Recently, I have become obsessed with coconut milk. Not only is it super healthy because it’s high in Vitamin B12, Vitamin D, and Magnesium (and surprisingly low-calorie, too!),but it’s also a great dairy-alternative. Coconut milk is creamy with a hint of sweetness, so it tastes like an indulgent treat. I can’t help but gulp down glass after glass of this stuff. I drink it plain, put it in my coffee, and even bake with it. So when I came across a slow cooker oatmeal recipe that uses coconut milk, I knew I had to try it.
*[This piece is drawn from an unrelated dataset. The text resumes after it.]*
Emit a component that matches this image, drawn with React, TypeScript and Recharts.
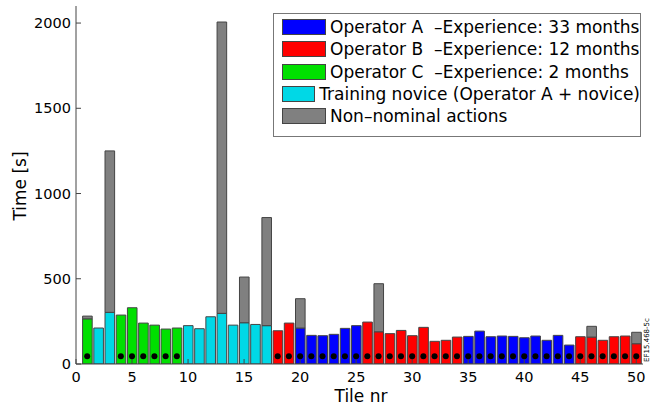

The best part about this recipe (aside from the use of coconut milk): It takes about 5 minutes to prep before you to go to sleep, and then you have a hot, tasty breakfast waiting for you when you wake up in the morning. This oatmeal is perfect for an easy weekend breakfast if you have a busy day ahead of you, it’s great for a lazy day off of work, or it’s easy to take to work for a yummy breakfast on the run. Another perk? It’s another way to use up extra bananas that I always seem to have in my kitchen. So eat up and enjoy this guilt-free indulgent treat.
What you’ll need:
2 ripe bananas, sliced
3 1/2 cups coconut milk (my favorite is So Delicious Coconut Milk, Original)
1/2 cup water
1 cup oats, not instant (Old Fashioned Quaker Oats, for example)
2 tablespoons brown sugar
1 tablespoon margarine
1/2 teaspoon cinnamon
1/4 teaspoon nutmeg
1/2 teaspoon vanilla
1/4 teaspoon salt
What you’ll need to do:
Spray your slow cooker with cooking spray so the oatmeal doesn’t stick. Add all your ingredients and stir. Set your slow cooker on low and go enjoy a long, restful night of sleep – the oatmeal takes at least 7-8 hours.
When you wake up in the morning, your oatmeal will be ready to go.
Scoop into a bowl, add any toppings that suit your fancy (but don’t add sugar or syrup, this is already really sweet), and enjoy! All for about 250 calories.